Mexican security apparatus is not flawless, in fact it does not work, then what?


----------



## TundraGreen (Jul 15, 2010)

They claim that "The numbers, moreover, clearly show that the capital is experiencing its worst bout of homicides in the last 17 years. According to the country’s National Statistics Institute and the Mexican Interior Ministry, there were 1,147 cases by August of this year." But they don't cite any figures for comparison, so it is hard to know how significant the change is. A couple of incidents on one day is just a statistical fluke, and doesn't say anything about trends.


----------



## sixcats (Aug 1, 2015)

We get in to Mexico City perhaps for one visit a month. We take the very nice bus in to the Taxquena terminal and then either take the metro or a taxi to our destination - depending on the time of day. We have never had an ounce of trouble.

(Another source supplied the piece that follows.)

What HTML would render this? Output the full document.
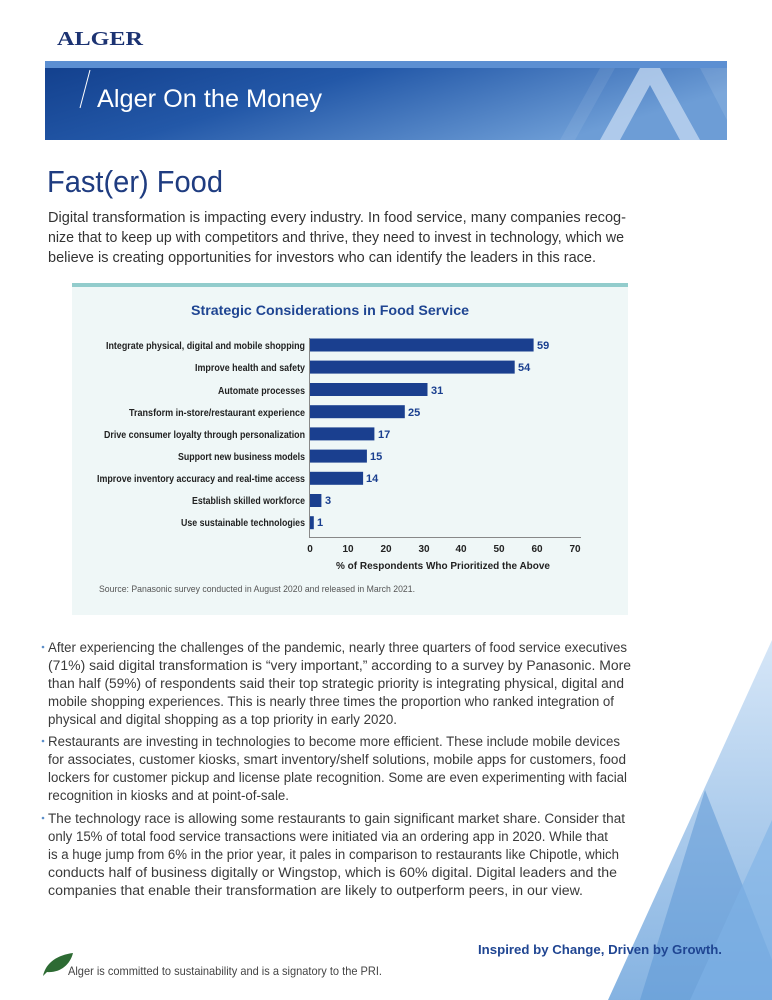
<!DOCTYPE html>
<html><head><meta charset="utf-8"><style>html,body{margin:0;padding:0;background:#fff}svg{display:block}</style></head>
<body>
<svg width="772" height="1000" viewBox="0 0 772 1000" xmlns="http://www.w3.org/2000/svg" font-family="Liberation Sans, sans-serif">
<defs>
<linearGradient id="ban" x1="0" y1="0" x2="1" y2="0.4">
<stop offset="0" stop-color="#123f8c"/><stop offset="0.45" stop-color="#2358a8"/><stop offset="1" stop-color="#6d9dd6"/></linearGradient>
<linearGradient id="tri" x1="0" y1="0" x2="0" y2="1">
<stop offset="0" stop-color="#cfe2f6"/><stop offset="1" stop-color="#6fa5dc"/></linearGradient>
</defs>
<!-- decorative triangles -->
<polygon points="772,640 772,1000 608,1000" fill="url(#tri)" opacity="0.85"/>
<polygon points="705,790 772,960 772,1000 640,1000" fill="#5d97d6" opacity="0.55"/>
<polygon points="772,820 772,1000 690,1000" fill="#7fb2e6" opacity="0.6"/>
<!-- logo -->
<text x="57" y="45" font-family="Liberation Serif, serif" font-weight="bold" font-size="20" fill="#1c3372" textLength="86" lengthAdjust="spacingAndGlyphs">ALGER</text>
<!-- banner -->
<rect x="45" y="61" width="682" height="79" fill="url(#ban)"/>
<rect x="45" y="61" width="682" height="7" fill="#5c8fd2"/>
<polygon points="600,140 640,68 660,68 700,140 680,140 650,85 620,140" fill="#c6daf1" opacity="0.75"/>
<polygon points="560,140 600,68 615,68 575,140" fill="#ffffff" opacity="0.08"/>
<polygon points="700,68 727,68 727,120" fill="#ffffff" opacity="0.1"/>
<line x1="80" y1="108" x2="90" y2="70" stroke="#fff" stroke-width="1"/>
<text x="97" y="107" font-size="25" fill="#fff" textLength="225" lengthAdjust="spacingAndGlyphs">Alger On the Money</text>
<!-- title -->
<text x="47" y="192" font-size="31" fill="#1f3c80" textLength="176" lengthAdjust="spacingAndGlyphs">Fast(er) Food</text>
<g font-size="14.5" fill="#333">
<text x="48" y="222" textLength="578" lengthAdjust="spacingAndGlyphs">Digital transformation is impacting every industry. In food service, many companies recog-</text>
<text x="48" y="242" textLength="576" lengthAdjust="spacingAndGlyphs">nize that to keep up with competitors and thrive, they need to invest in technology, which we</text>
<text x="48" y="262" textLength="548" lengthAdjust="spacingAndGlyphs">believe is creating opportunities for investors who can identify the leaders in this race.</text>
</g>
<!-- chart panel -->
<rect x="72" y="283" width="556" height="332" fill="#eff7f7"/>
<rect x="72" y="283" width="556" height="4" fill="#92cccc"/>
<text x="330" y="315" text-anchor="middle" font-size="14" font-weight="bold" fill="#1f4592" textLength="278" lengthAdjust="spacingAndGlyphs">Strategic Considerations in Food Service</text>
<g font-size="10" font-weight="bold" fill="#222" text-anchor="end">
<text x="305" y="349" textLength="199" lengthAdjust="spacingAndGlyphs">Integrate physical, digital and mobile shopping</text>
<text x="305" y="371" textLength="110" lengthAdjust="spacingAndGlyphs">Improve health and safety</text>
<text x="305" y="394" textLength="87" lengthAdjust="spacingAndGlyphs">Automate processes</text>
<text x="305" y="416" textLength="176" lengthAdjust="spacingAndGlyphs">Transform in-store/restaurant experience</text>
<text x="305" y="438" textLength="201" lengthAdjust="spacingAndGlyphs">Drive consumer loyalty through personalization</text>
<text x="305" y="460" textLength="127" lengthAdjust="spacingAndGlyphs">Support new business models</text>
<text x="305" y="482" textLength="208" lengthAdjust="spacingAndGlyphs">Improve inventory accuracy and real-time access</text>
<text x="305" y="504" textLength="113" lengthAdjust="spacingAndGlyphs">Establish skilled workforce</text>
<text x="305" y="526" textLength="124" lengthAdjust="spacingAndGlyphs">Use sustainable technologies</text>
</g>
<g fill="#1a3f8f">
<rect x="310" y="338.5" width="223.6" height="13"/>
<rect x="310" y="360.6" width="204.7" height="13"/>
<rect x="310" y="383" width="117.5" height="13"/>
<rect x="310" y="405.2" width="94.8" height="13"/>
<rect x="310" y="427.4" width="64.4" height="13"/>
<rect x="310" y="449.6" width="56.9" height="13"/>
<rect x="310" y="471.8" width="53.1" height="13"/>
<rect x="310" y="494" width="11.4" height="13"/>
<rect x="310" y="516.2" width="3.8" height="13"/>
</g>
<g font-size="11" font-weight="bold" fill="#1a3f8f">
<text x="537" y="349">59</text><text x="518" y="371">54</text><text x="431" y="394">31</text>
<text x="408" y="416">25</text><text x="378" y="438">17</text><text x="370" y="460">15</text>
<text x="366" y="482">14</text><text x="325" y="504">3</text><text x="317" y="526">1</text>
</g>
<line x1="309.5" y1="338" x2="309.5" y2="537" stroke="#888" stroke-width="1"/>
<line x1="309" y1="537.5" x2="581" y2="537.5" stroke="#888" stroke-width="1"/>
<g font-size="10" font-weight="bold" fill="#222" text-anchor="middle">
<text x="310" y="552">0</text><text x="348" y="552">10</text><text x="386" y="552">20</text><text x="424" y="552">30</text>
<text x="461" y="552">40</text><text x="499" y="552">50</text><text x="537" y="552">60</text><text x="575" y="552">70</text>
</g>
<text x="336" y="569" font-size="10.5" font-weight="bold" fill="#222" textLength="214" lengthAdjust="spacingAndGlyphs">% of Respondents Who Prioritized the Above</text>
<text x="99" y="592" font-size="9.5" fill="#555" textLength="316" lengthAdjust="spacingAndGlyphs">Source: Panasonic survey conducted in August 2020 and released in March 2021.</text>
<!-- bullets -->
<g font-size="13.5" fill="#3a3a3a">
<circle cx="43" cy="647" r="1.3" fill="#5d8fc9"/>
<text x="48" y="652" textLength="579" lengthAdjust="spacingAndGlyphs">After experiencing the challenges of the pandemic, nearly three quarters of food service executives</text>
<text x="48" y="670" textLength="583" lengthAdjust="spacingAndGlyphs">(71%) said digital transformation is “very important,” according to a survey by Panasonic. More</text>
<text x="48" y="688" textLength="576" lengthAdjust="spacingAndGlyphs">than half (59%) of respondents said their top strategic priority is integrating physical, digital and</text>
<text x="48" y="706" textLength="566" lengthAdjust="spacingAndGlyphs">mobile shopping experiences. This is nearly three times the proportion who ranked integration of</text>
<text x="48" y="724" textLength="349" lengthAdjust="spacingAndGlyphs">physical and digital shopping as a top priority in early 2020.</text>
<circle cx="43" cy="741" r="1.3" fill="#5d8fc9"/>
<text x="48" y="746" textLength="572" lengthAdjust="spacingAndGlyphs">Restaurants are investing in technologies to become more efficient. These include mobile devices</text>
<text x="48" y="764" textLength="578" lengthAdjust="spacingAndGlyphs">for associates, customer kiosks, smart inventory/shelf solutions, mobile apps for customers, food</text>
<text x="48" y="782" textLength="579" lengthAdjust="spacingAndGlyphs">lockers for customer pickup and license plate recognition. Some are even experimenting with facial</text>
<text x="48" y="800" textLength="241" lengthAdjust="spacingAndGlyphs">recognition in kiosks and at point-of-sale.</text>
<circle cx="43" cy="818" r="1.3" fill="#5d8fc9"/>
<text x="48" y="823" textLength="577" lengthAdjust="spacingAndGlyphs">The technology race is allowing some restaurants to gain significant market share. Consider that</text>
<text x="48" y="841" textLength="560" lengthAdjust="spacingAndGlyphs">only 15% of total food service transactions were initiated via an ordering app in 2020. While that</text>
<text x="48" y="859" textLength="571" lengthAdjust="spacingAndGlyphs">is a huge jump from 6% in the prior year, it pales in comparison to restaurants like Chipotle, which</text>
<text x="48" y="877" textLength="569" lengthAdjust="spacingAndGlyphs">conducts half of business digitally or Wingstop, which is 60% digital. Digital leaders and the</text>
<text x="48" y="895" textLength="535" lengthAdjust="spacingAndGlyphs">companies that enable their transformation are likely to outperform peers, in our view.</text>
</g>
<!-- footer -->
<text x="478" y="954" font-size="13" font-weight="bold" fill="#1f4592" textLength="244" lengthAdjust="spacingAndGlyphs">Inspired by Change, Driven by Growth.</text>
<path d="M43,976 C46,962 58,955 73,953 C70,965 60,973 47,972 Z" fill="#2d6b33"/>
<text x="68" y="975" font-size="12" fill="#444" textLength="314" lengthAdjust="spacingAndGlyphs">Alger is committed to sustainability and is a signatory to the PRI.</text>
</svg>
</body></html>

Last trip in was the first time we used the metro-bus. Again - no problems. We have walked the entire length of Reforma - from Polanco to the Zocalo. No issues. We are in our 60's. We wake at 5AM and are asleep by 8PM. Never an exception unless a flight causes us to change our routine.

I have a Roku device which allows me to see some of the US news channels, including our old local channel. Believe me - Mexico City is peaceful in comparison.


----------



## citlali (Mar 4, 2013)

The fact that you walk from Polanco to the Zocalo on the Reforma means nothing regarding the safety of the city. I also walk around the Tepito and nothing happen but I would not declare the city or the barrio safer than cities in the US or any other country. I do not think that walking from the Eiffel Tower to the center of Paris will tell you anything about the safety in Paris either. 

Crime goes into waves and I have read that crime in the US , France and other countries is up so I would not be surprised if it were up in Mexico now that does not mean that all of the sudden you have to stop doing what you like to do, it just means that your chances of problems goes up a notch., since you do not go out after dark, I would not worry too much ..

By the way I would be very surprised if there had only been 2 crimes in Mexico city that day, in a city of 9 million people there are a whole lot of crimes than a narc killing another one or a gang robbing a restaurant in a nice section of town...if those were the only two things that happened I would say it is a pretty safe city.


----------